Collagen supplements for an ageing body
Written By Tanya Hollis
Collagen supplements have long taken centre stage in Japanese beauty regimes. Now Australians wanting smoother skin, softer hair, stronger nails and even reduced joint pain are taking notice.
Collagen is a vital structural protein found in the connective tissue of animals, which supports cells, tissues and bones. It comprises amino acids wound together to form elongated fibrils and is predominantly in fibrous tissues such as tendons, ligaments, and skin. Our body’s natural production of collagen slows during our 20s and eventually stops, resulting in wrinkles, brittle nails, sunspots, and dry hair.
Throughout history people have sought to increase their collagen intake through diet; often eating foods most Aussies would baulk at today. Chicken feet, pigs trotters, organ and tissue meats, aspics made from the gelatinous parts of animals and even whale blubber have formed part of traditional diets rich in collagen.

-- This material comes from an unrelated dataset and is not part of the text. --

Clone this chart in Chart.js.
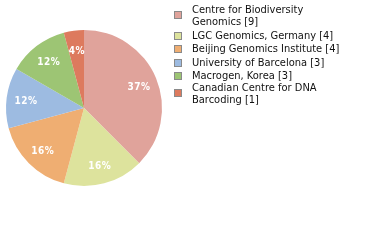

Getting back into the kitchen, learning about the nutrients in ingredients and diversifying protein consumption beyond muscle meats is one way to increase collagen intake. Taking supplements of collagen derived from marine animals and grass-fed beef also offers a convenient way to boost levels when the body’s own production slows down.
Marine collagen is rich in amino acids and contains at least 90 percent protein and 8 percent hydroxyproline, which is responsible for collagen stability. It has been found to have a range of functional and biological properties including antioxidant, blood pressure regulation and skin anti-ageing activity. It may also help stabilise and strengthen joints by preventing collagen breakdown. A 2015 study published in the Journal of Cosmetic Dermatology found that taking oral collagen supplements could improve the skin’s hydration and reduce signs of ageing. Researchers have also found it to be beneficial to bone metabolism in both animal and human studies.
Some nutrition experts question the value of collagen supplements, saying it is unlikely the collagen could survive the digestion process. One way of improving bioavailability may be to take hydrolysed collagen, a form of gelatin derived from grass-fed beef. Hydrolysed collagen products are designed for rapid absorption into the bloodstream, with the higher concentration of amino acids claimed to enable it to pass through cell walls quickly. When hydrolysed, collagen is reduced to small peptides weighing less than pure collagen or gelatin, with studies suggesting more than 90 percent of hydrolysed collagen is digested and available in the bloodstream within a few hours. The peptides are then transported to target tissues to act as building blocks for cells and to help boost production of new collagen. Clinical studies have suggested hydrolysed collagen accumulates in the cartilage, an effect that has been shown to reduce severe joint pain.
The next phase in collagen research is around pinpointing genes that enable the rapid stiffening or softening of collagen in marine animals, which could shed new light on ways to keep skin looking young and healthy. In the meantime, collagen supplements offer a useful nutritional support for those lacking a taste for chicken feet and fish heads.